By Mike Masnick, Tue Feb 08 23:30:00 GMT 2005

In the ongoing effort by mobile operators to stop kids from accessing info they shouldn't see via mobile phones, there's a new content rating system that sounds both complex and mostly useless in one shot.


Mobile operators have a huge love-hate affair with porn. They realize that it could actually help drive mobile data revenue, but any accusation that they're helping kids access porn creates a public relations disaster. Last year there were a few attempts to automate the blocking of all "adult" material unless a subscriber specifically applied to see adult content. Unfortunately, most of these attempts failed pretty miserably when the filters were set to be too aggressive, blocking out plenty of legitimate content, such as certain news sites and email accounts.

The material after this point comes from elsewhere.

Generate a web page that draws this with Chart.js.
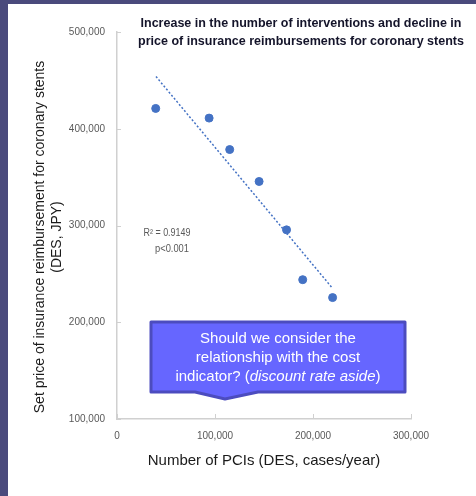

The latest attempt to solve this issue is to hope that content providers will take on the responsibility of tagging their own content for the sake of filters, leading to a mobile content rating system similar to rating systems found on movies and video games. Unfortunately, it looks like the classifications are unnecessarily complex, with eight different categories under which content can be classified as "adult," but no clear rules on what matters in what situation.

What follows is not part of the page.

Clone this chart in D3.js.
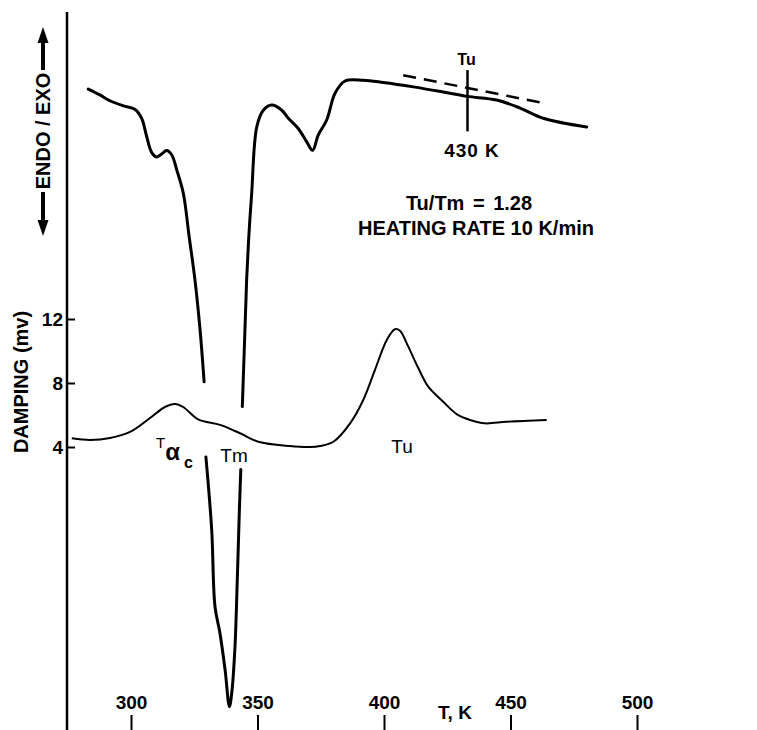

However, no matter how vague or complex the rules may be, they still might not matter at all. The rules only apply to walled garden mobile content, not general mobile Internet access, which is what people are increasingly expecting to get access to from their handsets. In other words, if people are really looking for that type of content, they're simply going to bypass the walled garden altogether and go to the open Internet and get what they want.

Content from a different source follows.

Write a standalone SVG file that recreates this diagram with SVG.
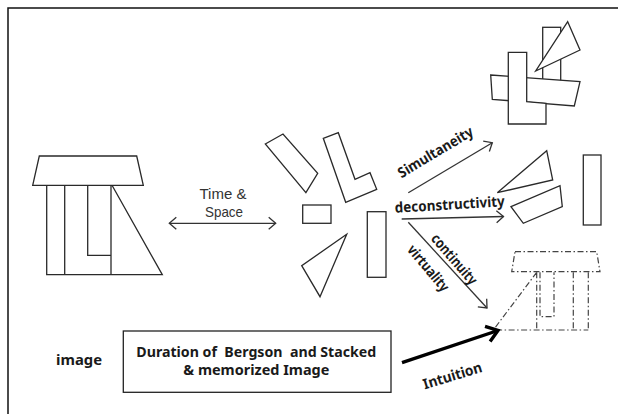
<svg xmlns="http://www.w3.org/2000/svg" width="618" height="414" viewBox="0 0 618 414">
<style>
.s{fill:#fff;stroke:#2a2a2a;stroke-width:1.3;stroke-linejoin:miter}
.l{fill:none;stroke:#2a2a2a;stroke-width:1.3}
.d{fill:none;stroke:#444;stroke-width:1.2;stroke-dasharray:6 2.5 1.5 2.5}
.t{font-family:"Noto Sans","Open Sans","Liberation Sans",sans-serif;fill:#1a1a1a;font-weight:bold}
.tn{font-family:"Liberation Sans","Noto Sans",sans-serif;fill:#333;font-weight:normal}
.c{fill:none;stroke:#333;stroke-width:1.3}
</style>
<defs>
<marker id="ah" markerUnits="userSpaceOnUse" markerWidth="20" markerHeight="20" viewBox="-10 -10 20 20" refX="0" refY="0" orient="auto-start-reverse">
<path d="M-7,-6 L0,0 L-7,6" fill="none" stroke="#333" stroke-width="1.3"/>
</marker>
<marker id="ahb" markerUnits="userSpaceOnUse" markerWidth="30" markerHeight="30" viewBox="-15 -15 30 30" refX="0" refY="0" orient="auto">
<path d="M-11,-8 L0,0 L-11,8" fill="none" stroke="#000" stroke-width="3.4" stroke-linejoin="miter"/>
</marker>
</defs>
<rect width="618" height="414" fill="#fff"/>
<g id="frame">
<path d="M8,414 L8,8 L618,8" fill="none" stroke="#111" stroke-width="1.5"/>
</g>
<g id="temple-left">
<path class="s" d="M39.3,156 L136.7,156 L143.3,185.3 L32.7,185.3 Z"/>
<path class="l" d="M46.7,185.3 V274.7 H162.3 L112,185.3 M64.7,185.3 V274.7 M111,185.3 V274.7 M87.7,185.3 V255.3 H111"/>
</g>
<g id="label-time-space">
<text class="tn" font-size="15" x="223" y="199" text-anchor="middle" textLength="47" lengthAdjust="spacingAndGlyphs">Time &amp;</text>
<text class="tn" font-size="15" x="224" y="216.5" text-anchor="middle" textLength="38" lengthAdjust="spacingAndGlyphs">Space</text>
</g>
<g id="fragment-bar">
<path class="s" d="M265.3,144 L283,134 L317.7,173.3 L305.9,192.7 Z"/>
</g>
<g id="fragment-l">
<path class="s" d="M323.3,138.3 L338.3,132.7 L355,179.3 L370,172.7 L376.7,189.3 L345.7,202.3 Z"/>
</g>
<g id="fragment-small-rect">
<rect class="s" x="302.7" y="205" width="28.3" height="18.3"/>
</g>
<g id="fragment-tall-rect">
<rect class="s" x="367.3" y="211.7" width="18.7" height="65.6"/>
</g>
<g id="fragment-triangle">
<path class="s" d="M346.7,234.3 L301.7,265.7 L320,296.7 Z"/>
</g>
<g id="cluster-top">
<rect class="s" x="542.7" y="27.3" width="18" height="60"/>
<path class="s" d="M490.7,75 L580,81.7 L574.3,106 L492.3,99.3 Z"/>
<path class="s" d="M508.3,52.3 L526.7,52.3 L526.7,101.7 L546,103.3 L546,124 L508.3,124 Z"/>
<path class="s" d="M567.7,21.7 L580,50 L535.7,71 Z"/>
</g>
<g id="cluster-right">
<path class="s" d="M546.7,150.7 L552.7,180 L497.3,192.7 Z"/>
<path class="s" d="M511,206.7 L560,185.7 L562.3,206.7 L523.3,223.3 Z"/>
<rect class="s" x="583.3" y="155" width="17.7" height="70"/>
</g>
<g id="temple-dashed">
<path class="d" d="M515,251.7 L596.7,251.7 L600,271.7 L511.7,271.7 Z"/>
<path class="d" d="M536.7,272.3 L493.3,330 L588.3,330 M536.7,272.3 V330 M540,272.3 V316.7 H554 V272.3 M573.3,272.3 V330 M588.3,272.3 V330"/>
</g>
<g id="label-image">
<text class="t" font-size="15" x="56" y="365" textLength="46" lengthAdjust="spacingAndGlyphs">image</text>
</g>
<g id="box-duration">
<rect x="123.3" y="331" width="267.7" height="61.3" fill="#fff" stroke="#222" stroke-width="1.3"/>
<text class="t" font-size="15" x="256.3" y="356.7" text-anchor="middle" xml:space="preserve" textLength="240" lengthAdjust="spacingAndGlyphs">Duration of  Bergson  and Stacked</text>
<text class="t" font-size="15" x="256.3" y="375" text-anchor="middle" textLength="146" lengthAdjust="spacingAndGlyphs">&amp; memorized Image</text>
</g>
<g id="connectors">
<line class="c" x1="169.3" y1="223.3" x2="275.7" y2="223.3" marker-start="url(#ah)" marker-end="url(#ah)"/>
<line class="c" x1="408.3" y1="192.7" x2="492.3" y2="142.7" marker-end="url(#ah)"/>
<line class="c" x1="401.7" y1="219" x2="503.5" y2="216.5" marker-end="url(#ah)"/>
<line class="c" x1="408.3" y1="222.3" x2="487" y2="308" marker-end="url(#ah)"/>
<line x1="402" y1="362.7" x2="498" y2="330.5" stroke="#000" stroke-width="3.4" marker-end="url(#ahb)"/>
<text class="t" font-size="14.5" transform="translate(438,156.5) rotate(-31)" text-anchor="middle" textLength="85" lengthAdjust="spacingAndGlyphs">Simultaneity</text>
<text class="t" font-size="14.5" transform="translate(450,209.5) rotate(-3.5)" text-anchor="middle" textLength="110" lengthAdjust="spacingAndGlyphs">deconstructivity</text>
<text class="t" font-size="14.5" transform="translate(450.5,262.5) rotate(49)" text-anchor="middle" textLength="62" lengthAdjust="spacingAndGlyphs">continuity</text>
<text class="t" font-size="14.5" transform="translate(424.5,271.5) rotate(50)" text-anchor="middle" textLength="56" lengthAdjust="spacingAndGlyphs">virtuality</text>
<text class="t" font-size="14.5" transform="translate(454,380.5) rotate(-17)" text-anchor="middle" textLength="61" lengthAdjust="spacingAndGlyphs">Intuition</text>
</g>
</svg>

Even more important, though, is that this whole debate still is based on the idea that people need broadcast content to jump onto the mobile data bandwagon. However, people are still buying phones to communicate with each other, not download broadcast content -- and it seems unlikely that these rules are going to apply to two people communicating with each other. All these rules are doing is making it more complex to actually offer broadcast style content while making it even less appealing to subscribers who aren't clear why they would want it in the first place.